«Он был активным творцом и проводником новых идей и конструкторских решений. Известно, что новое очень часто внедряется с большим трудом. Сказывается естественное опасение, когда речь идет о таких опасных и ответственных изделиях, как атомные заряды. Здесь нужна смелость разработчика, тщательность обоснования новшества и время, когда это новое будет психологически усвоено. Давид Абрамович хорошо знал, что нематериализованная идея еще мало что значит, необходим большой, кропотливый и настойчивый труд, пока эта идея будет признана, разработана и доведена до логического завершения.
По натуре строгий и серьезный, он был внимательным к собеседнику, умел слушать и слышать доводы собеседника, допускал дискуссии до принятия решения. Но, приняв его, он твердо доводил дело до конца. В то же время, допуская дискуссии и споры, он не раз говорил: «Если хочешь что-либо сделать, в чем ты уверен, — не вступай в споры с оппонентами, ибо, вступая в спор, ты уже наполовину с ними согласился, что затруднит выполнение задуманного».
Несмотря на твердость и жесткость Давида Абрамовича при проведении технической политики, он был чутким и внимательным к коллегам — как в институте, так и за его пределами. В своих взаимоотношениях с людьми он придерживался правила, которое не раз повторял: «Судите о людях по их положительным качествам, а недостатки есть у каждого из нас».
Эту обобщенную оценку терпимости и нечиновности Фишмана хорошо иллюстрирует такой вот забавный случай шестидесятых годов. Водном из отделов КБ-1 работали два сотрудника — молодой парень, которого все звали «пан Зленко», и ровесник Фишмана Анатолий Семенович Левин. Со спины Левин и Фишман были поразительно похожи — оба невысокие, плотноватые и рано облысевшие.
По кинохронике многие знают, как выглядят конструкторские залы авиационных КБ — это огромное помещение с двумя рядами уходящих вдаль кульманов и проходом, по которому к тому или иному конструктору подходит Главный конструктор — взглянуть, как идут дела. У зарядчиков все иначе — каждая группа сидит в одной-двух комнатах в два-три окна. И вот в такую комнату как-то зашел Фишман, сел за кульман, и стал рассматривать чертеж. Тут входит «пан» Зленко и направляется к кульману, за которым спиной к нему сидит Фишман. Левина в комнате не было, и «пан» по-свойски, думая, что это Левин, хлопает Фишмана по плечу со словами: «Привет! Как жизнь?»
Давид Абрамович спокойно поворачивается, спокойно подает руку и отвечает: «Здравствуйте!»
«Пан Зленко» застывает в позе Городничего из гоголевского «Ревизора», а окружающие давятся от смеха.

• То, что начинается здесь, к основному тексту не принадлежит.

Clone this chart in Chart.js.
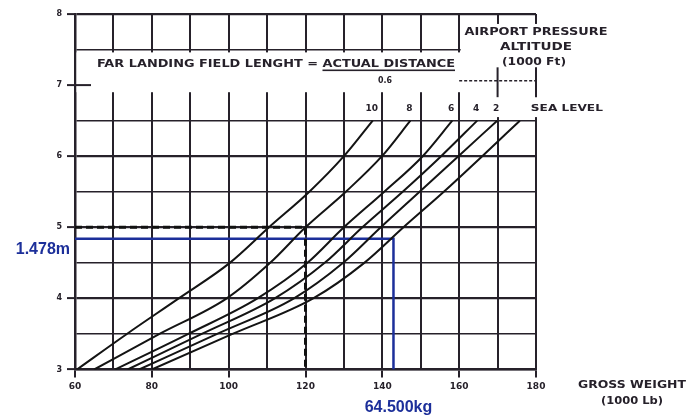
<!DOCTYPE html>
<html>
<head>
<meta charset="utf-8">
<script src="https://cdn.jsdelivr.net/npm/chart.js@4.4.1/dist/chart.umd.min.js"></script>
<style>
  html, body { margin: 0; padding: 0; background: #fff; }
  #wrap { width: 686px; height: 418px; position: relative; }
</style>
</head>
<body>
<div id="wrap"><canvas id="myChart"></canvas></div>
<script>
// landing field length (1000 ft) at which each curve was read
const fieldLength = [3.0, 3.5, 4.0, 4.5, 5.0, 5.5, 6.0, 6.5];
// gross weight (1000 lb) for each airport pressure altitude curve
const alt10 = [60.5, 73.5, 87, 100.3, 110.5, 121, 130, 137.5];
const alt8 = [65, 82, 99.5, 110.8, 120, 130.5, 139.9, 147.3];
const alt6 = [70.5, 89.5, 107.5, 120.5, 130, 140.5, 150.5, 158.2];
const alt4 = [73.7, 93, 112, 125, 134.8, 145.3, 155.3, 164.7];
const alt2 = [76.7, 97, 117, 129.8, 139.6, 149.7, 159.8, 169.9];
const altSea = [80, 101, 122, 135.3, 145.5, 156, 166, 175.8];
const curveLabels = ['10', '8', '6', '4', '2', 'SEA LEVEL'];

// example lookup (dashed) and the blue reading
const exampleWeight = [60, 120, 120];
const exampleLength = [5, 5, 3];
const readWeight = [60, 142.9, 142.9];
const readLength = [4.84, 4.84, 3];

const INK = '#26212a';
const BLUE = '#1c2f9a';

const toPoints = (xs, ys) => xs.map((v, i) => ({x: v, y: ys[i]}));

const curves = [alt10, alt8, alt6, alt4, alt2, altSea];
const datasets = curves.map((c, i) => ({
  label: curveLabels[i],
  data: toPoints(c, fieldLength),
  borderColor: '#141414',
  borderWidth: 2,
  pointRadius: 0,
  cubicInterpolationMode: 'monotone',
  fill: false
}));

datasets.push({
  label: 'example',
  data: toPoints(exampleWeight, exampleLength),
  borderColor: '#111',
  borderWidth: 3,
  borderDash: [7, 4],
  pointRadius: 0,
  tension: 0
});
datasets.push({
  label: 'reading',
  data: toPoints(readWeight, readLength),
  borderColor: BLUE,
  borderWidth: 2.5,
  pointRadius: 0,
  tension: 0
});

// fit a string into a given width by stretching it horizontally
function fitText(ctx, text, cx, cy, w) {
  const m = ctx.measureText(text).width;
  ctx.save();
  ctx.translate(cx, cy);
  ctx.scale(w / m, 1);
  ctx.textAlign = 'center';
  ctx.textBaseline = 'middle';
  ctx.fillText(text, 0, 0);
  ctx.restore();
  return w / m;
}

const chartNotes = {
  id: 'chartNotes',
  beforeDatasetsDraw(chart) {
    const {ctx, scales: {x, y}} = chart;
    ctx.save();
    ctx.fillStyle = '#fff';
    // band for the title, vertical lines are broken there
    ctx.fillRect(x.getPixelForValue(60) + 1.5, y.getPixelForValue(7.46),
      x.getPixelForValue(160) - x.getPixelForValue(60), y.getPixelForValue(6.9) - y.getPixelForValue(7.46));
    // box for the altitude caption
    ctx.fillRect(x.getPixelForValue(160) + 1.5, y.getPixelForValue(7.86),
      x.getPixelForValue(180) - x.getPixelForValue(160) + 2, y.getPixelForValue(6.55) - y.getPixelForValue(7.86));

    ctx.strokeStyle = INK;
    ctx.lineWidth = 2;
    // short tick at 7
    ctx.beginPath();
    ctx.moveTo(x.getPixelForValue(60), y.getPixelForValue(7));
    ctx.lineTo(x.getPixelForValue(60) + 16, y.getPixelForValue(7));
    ctx.stroke();
    // stubs at 170 / 180
    [170, 180].forEach(v => {
      ctx.beginPath();
      ctx.moveTo(x.getPixelForValue(v), y.getPixelForValue(7.25));
      ctx.lineTo(x.getPixelForValue(v), y.getPixelForValue(6.83));
      ctx.stroke();
    });
    ctx.lineWidth = 1.5;
    ctx.setLineDash([3, 2]);
    ctx.beginPath();
    ctx.moveTo(x.getPixelForValue(160), y.getPixelForValue(7.06));
    ctx.lineTo(x.getPixelForValue(180), y.getPixelForValue(7.06));
    ctx.stroke();
    ctx.restore();
  },
  afterDraw(chart) {
    const {ctx, scales: {x, y}} = chart;
    ctx.save();
    ctx.fillStyle = INK;
    ctx.font = 'bold 10px "DejaVu Sans"';

    // title with the fraction bar
    const head = 'FAR LANDING FIELD LENGHT = ';
    const full = head + 'ACTUAL DISTANCE';
    const tl = 97, tr = 455, ty = 64;
    const sx = fitText(ctx, full, (tl + tr) / 2, ty, tr - tl);
    const ul = tl + ctx.measureText(head).width * sx;
    ctx.fillRect(ul, ty + 5.5, tr - ul, 1.6);
    ctx.font = 'bold 9px "DejaVu Sans"';
    fitText(ctx, '0.6', 385, 81, 14);

    // airport pressure altitude caption
    ctx.font = 'bold 10px "DejaVu Sans"';
    fitText(ctx, 'AIRPORT PRESSURE', 536, 32, 143);
    fitText(ctx, 'ALTITUDE', 536, 47, 72);
    fitText(ctx, '(1000 Ft)', 534, 62, 64);

    // curve labels above the ends
    ctx.font = 'bold 9px "DejaVu Sans"';
    const topY = y.getPixelForValue(fieldLength[fieldLength.length - 1]) - 12;
    curves.forEach((c, i) => {
      const px = x.getPixelForValue(c[c.length - 1]);
      if (i < curves.length - 1) {
        ctx.textAlign = 'center';
        ctx.textBaseline = 'middle';
        ctx.fillText(curveLabels[i], px - 1, topY);
      } else {
        fitText(ctx, curveLabels[i], px + 47, topY, 72);
      }
    });

    // x axis title
    ctx.font = 'bold 10px "DejaVu Sans"';
    fitText(ctx, 'GROSS WEIGHT', 632, 385, 108);
    fitText(ctx, '(1000 Lb)', 632, 401, 62);

    // blue readings
    ctx.fillStyle = BLUE;
    ctx.font = 'bold 16px "Liberation Sans"';
    ctx.textAlign = 'right';
    ctx.textBaseline = 'middle';
    ctx.fillText('1.478m', 70, y.getPixelForValue(readLength[0]) + 11);
    ctx.textAlign = 'center';
    ctx.fillText('64.500kg', x.getPixelForValue(readWeight[1]) + 5, 408);
    ctx.restore();
  }
};

const config = {
  type: 'line',
  data: {datasets},
  options: {
    responsive: true,
    maintainAspectRatio: false,
    animation: false,
    layout: {padding: {left: 0, right: 150, top: 14, bottom: 0}},
    scales: {
      x: {
        type: 'linear',
        min: 60,
        max: 180,
        afterFit(scale) { scale.height = 48.5; },
        border: {color: INK, width: 2.5},
        grid: {
          color: INK,
          lineWidth: 2,
          tickLength: 8,
          tickColor: c => (c.tick && c.tick.value % 20 === 0) ? INK : 'rgba(0,0,0,0)',
          tickWidth: 2
        },
        ticks: {
          stepSize: 10,
          autoSkip: false,
          maxRotation: 0,
          padding: 4,
          color: INK,
          font: {family: 'DejaVu Sans', size: 9, weight: 'bold'},
          callback: v => v % 20 === 0 ? String(v) : ''
        }
      },
      y: {
        type: 'linear',
        min: 3,
        max: 8,
        afterFit(scale) { scale.width = 75; },
        border: {color: INK, width: 2.5},
        grid: {
          color: c => (c.tick && c.tick.value === 7) ? 'rgba(0,0,0,0)' : INK,
          lineWidth: c => (c.tick && Number.isInteger(c.tick.value)) ? 2.2 : 1.6,
          tickLength: 8,
          tickColor: c => (c.tick && Number.isInteger(c.tick.value)) ? INK : 'rgba(0,0,0,0)',
          tickWidth: 2
        },
        ticks: {
          stepSize: 0.5,
          autoSkip: false,
          padding: 5,
          color: INK,
          font: {family: 'DejaVu Sans', size: 8, weight: 'bold'},
          callback: v => Number.isInteger(v) ? String(v) : ''
        }
      }
    },
    plugins: {
      legend: {display: false},
      tooltip: {enabled: false}
    }
  },
  plugins: [chartNotes]
};

const myChart = new Chart(document.getElementById('myChart'), config);
</script>
</body>
</html>
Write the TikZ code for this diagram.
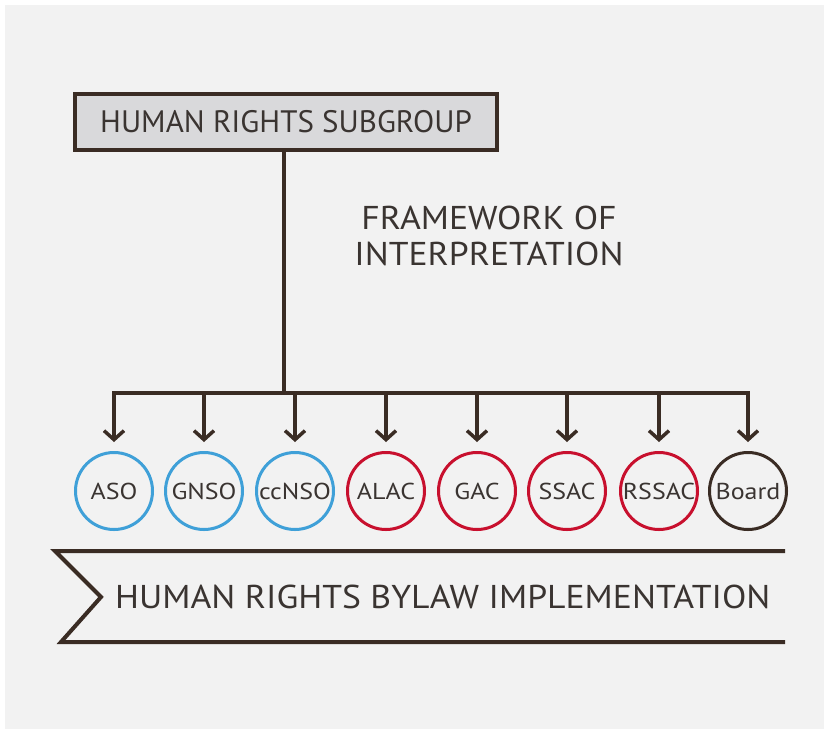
\documentclass[tikz,border=0pt]{standalone}
\usepackage{graphicx}
\usepackage{fontspec}
\setmainfont{PT Sans}
\usetikzlibrary{arrows.meta}
\definecolor{bgc}{HTML}{F2F2F2}
\definecolor{ink}{HTML}{3A2C24}
\definecolor{txt}{HTML}{3A3431}
\definecolor{boxfill}{HTML}{D9D9DB}
\definecolor{soblue}{HTML}{3FA0D8}
\definecolor{acred}{HTML}{C8102E}
\newcommand\hstretch[2]{\scalebox{#1}[1]{#2}}
\newcommand\orgtext[1]{\hstretch{1.13}{#1}}
\newcommand\bigtext[1]{\hstretch{1.08}{#1}}
\tikzset{
  conn/.style={draw=ink, line width=4pt},
  arr/.style={conn, -{Straight Barb[length=9pt,width=20pt,line width=3.5pt]}},
  org/.style={circle, minimum size=77pt, inner sep=0pt, line width=3pt, text=txt,
    font=\fontsize{23}{25}\selectfont},
  so/.style={org, draw=soblue},
  ac/.style={org, draw=acred},
  bd/.style={org, draw=ink},
}
\begin{document}
\begin{tikzpicture}[x=1pt,y=-1pt]
\useasboundingbox (0,0) rectangle (824,729);
\fill[white] (0,0) rectangle (824,729);
\fill[bgc] (5,5) rectangle (824,729);

\node[draw=ink, line width=4pt, fill=boxfill, minimum width=422pt, minimum height=56pt,
  inner sep=0pt, text=txt, font=\fontsize{31}{34}\selectfont] (hr) at (286,122) {HUMAN RIGHTS SUBGROUP};

\node[text=txt, align=center, font=\fontsize{33}{36}\selectfont] (fw) at (489,236)
  {\bigtext{FRAMEWORK OF}\\\bigtext{INTERPRETATION}};

\node[so] (aso) at (114,491) {\orgtext{ASO}};
\node[so] (gnso) at (204,491) {\orgtext{GNSO}};
\node[so] (ccnso) at (295,491) {\orgtext{ccNSO}};
\node[ac] (alac) at (386,491) {\orgtext{ALAC}};
\node[ac] (gac) at (477,491) {\orgtext{GAC}};
\node[ac] (ssac) at (567,491) {\orgtext{SSAC}};
\node[ac] (rssac) at (659,491) {\orgtext{RSSAC}};
\node[bd] (board) at (748,491) {\orgtext{Board}};

\coordinate (bus) at (284,393);
\draw[conn] (hr.south -| bus) -- (bus);
\draw[conn, line cap=rect] (bus -| aso) -- (bus -| board);
\foreach \n in {aso,gnso,ccnso,alac,gac,ssac,rssac,board}{
  \draw[arr] (bus -| \n) -- ([yshift=9pt]\n.north);
}

\coordinate (b1) at (785,551);
\coordinate (b2) at (55,551);
\coordinate (b3) at (101,597);
\coordinate (b4) at (61,642);
\coordinate (b5) at (785,642);
\draw[conn, line join=miter] (b1) -- (b2) -- (b3) -- (b4) -- (b5);
\node[text=txt, font=\fontsize{33}{36}\selectfont, anchor=west, inner sep=0pt] (bl) at (115,597)
  {\bigtext{HUMAN RIGHTS BYLAW IMPLEMENTATION}};
\end{tikzpicture}
\end{document}
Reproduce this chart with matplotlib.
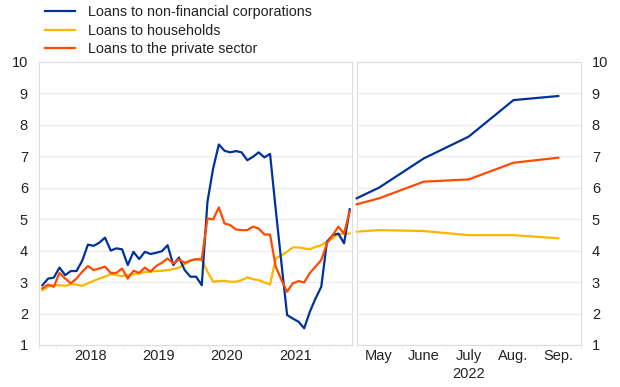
import matplotlib
matplotlib.use("Agg")
import matplotlib.pyplot as plt
import numpy as np

plt.rcParams['font.family'] = ['Liberation Sans', 'DejaVu Sans']

# Monthly series, Oct 2017 - Apr 2022 (left panel)
nfc = [2.90, 3.11, 3.14, 3.46, 3.22, 3.35, 3.35, 3.68, 4.19, 4.15,
       4.25, 4.41, 4.00, 4.07, 4.04, 3.54, 3.96, 3.73, 3.96, 3.89,
       3.93, 3.98, 4.17, 3.54, 3.78, 3.38, 3.17, 3.17, 2.90, 5.55,
       6.61, 7.37, 7.17, 7.12, 7.16, 7.12, 6.87, 6.98, 7.12, 6.96,
       7.07, 5.30, 3.60, 1.95, 1.84, 1.74, 1.53, 2.06, 2.48, 2.85,
       4.28, 4.49, 4.54, 4.23, 5.31]
hh = [2.74, 2.85, 2.90, 2.90, 2.88, 2.93, 2.92, 2.88, 2.96, 3.04,
      3.11, 3.17, 3.25, 3.22, 3.19, 3.22, 3.25, 3.27, 3.32, 3.33,
      3.35, 3.36, 3.38, 3.41, 3.46, 3.56, 3.68, 3.72, 3.70, 3.33,
      3.01, 3.03, 3.04, 3.01, 3.01, 3.06, 3.15, 3.09, 3.06, 2.99,
      2.92, 3.75, 3.85, 3.96, 4.10, 4.10, 4.07, 4.04, 4.12, 4.17,
      4.28, 4.39, 4.52, 4.54, 4.54]
ps = [2.80, 2.92, 2.85, 3.29, 3.11, 2.96, 3.11, 3.33, 3.51, 3.38,
      3.43, 3.49, 3.29, 3.29, 3.43, 3.11, 3.36, 3.29, 3.46, 3.33,
      3.51, 3.61, 3.75, 3.59, 3.72, 3.61, 3.68, 3.73, 3.72, 5.02,
      4.99, 5.37, 4.86, 4.81, 4.67, 4.65, 4.65, 4.76, 4.70, 4.51,
      4.51, 3.49, 3.07, 2.69, 2.96, 3.03, 2.99, 3.29, 3.49, 3.70,
      4.23, 4.49, 4.76, 4.54, 5.25]
years = ['2018', '2019', '2020', '2021']

# Right panel (2022): first value sits at the panel's left edge
months = ['May', 'June', 'July', 'Aug.', 'Sep.']
nfc_r = [5.66, 6.00, 6.93, 7.62, 8.78, 8.91]
hh_r = [4.60, 4.65, 4.62, 4.49, 4.49, 4.39]
ps_r = [5.47, 5.66, 6.19, 6.26, 6.79, 6.95]

c_nfc = '#003299'
c_hh = '#ffb400'
c_ps = '#ff4b00'
grid_c = '#ececec'
spine_c = '#dcdcdc'
txt_c = '#222222'

W, H = 620, 387
fig = plt.figure(figsize=(6.2, 3.87), dpi=100)
bot = (H - 345) / H
top = (H - 61.7) / H
axL = fig.add_axes([39 / W, bot, (352 - 39) / W, top - bot])
axR = fig.add_axes([356.7 / W, bot, (580.7 - 356.7) / W, top - bot])

xl = np.arange(len(nfc)) - 2.4
lw = 1.6
axL.plot(xl, nfc, color=c_nfc, lw=lw, label='Loans to non-financial corporations', zorder=3)
axL.plot(xl, hh, color=c_hh, lw=lw, label='Loans to households', zorder=2)
axL.plot(xl, ps, color=c_ps, lw=lw, label='Loans to the private sector', zorder=3)

xr = np.concatenate([[-0.5], np.arange(len(months))])
axR.plot(xr, nfc_r, color=c_nfc, lw=lw, zorder=3, clip_on=False)
axR.plot(xr, hh_r, color=c_hh, lw=lw, zorder=2, clip_on=False)
axR.plot(xr, ps_r, color=c_ps, lw=lw, zorder=3, clip_on=False)

for ax in (axL, axR):
    ax.set_ylim(1, 10)
    ax.set_yticks(range(1, 11))
    ax.grid(axis='y', color=grid_c, lw=0.9, zorder=0)
    for s in ax.spines.values():
        s.set_color(spine_c)
        s.set_linewidth(0.8)
    ax.tick_params(axis='both', colors=spine_c, labelcolor=txt_c, labelsize=10.5, length=0)

axL.set_xlim(-2.84, 52.0)
axL.set_xticks([6, 18, 30, 42])
axL.set_xticklabels(years)
axL.set_xticks(np.arange(-3, 52, 3), minor=True)
axL.tick_params(axis='x', which='minor', length=3, color='#ececec')
axL.tick_params(axis='x', pad=3)
axL.tick_params(axis='y', pad=8)

axR.set_xlim(-0.5, 4.5)
axR.set_xticks(range(len(months)))
axR.set_xticklabels(months)
axR.set_xticks(np.arange(-0.5, 4.6, 1), minor=True)
axR.tick_params(axis='x', which='minor', length=3, color='#ececec')
axR.tick_params(axis='x', pad=3)
axR.yaxis.tick_right()
axR.tick_params(axis='y', left=False, right=False, labelleft=False, labelright=True, pad=8)
axR.text(2, -0.078, '2022', transform=axR.get_xaxis_transform(), ha='center', va='top',
         fontsize=10.5, color=txt_c)

leg = axL.legend(loc='lower left', bbox_to_anchor=(0.0, 1.0), frameon=False, fontsize=10.3,
                 handlelength=2.1, handletextpad=0.95, labelspacing=0.3, borderaxespad=0.1,
                 borderpad=0.3)
for t in leg.get_texts():
    t.set_color(txt_c)

fig.savefig('out.png', dpi=100)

ФИШМАН постоянно учил: «Находи и решай главное звено проблемы, тогда все остальное будет решаться легче»; «в достижении главного можно поступиться второстепенным»; «уступи в малом — выиграешь в главном».
При кажущейся очевидности, это были советы нетривиальные, особенно — если им следовать. Как мудрым был и такой совет: «Если ошибся — не впадай в отчаяние и панику, сумей найти причину и возможность своевременно исправить ошибку».
И раз за разом: «Лучшее — враг хорошего». Это в КБ-1 знали все, и — не только в КБ-1. Но что интересно! Один из наиболее известных своих принципов Фишман взял, оказывается, у. Льва Толстого. В фишмановских полудневниковых записях начала семидесятых годов отыскивается и такая: «Л.Н. Толстой (у С.Л. Толстой — очерки былого)…При случае Толстой любил приводить французские поговорки и изречения. Некоторые ему служили правилами: в сомнении воздержись; лучшее — враг хорошего, что соответствует русской поговорке: «От добра добра не ищут»; — скажи мне, с кем ты водишься, и я скажу, кто ты»., и т. д.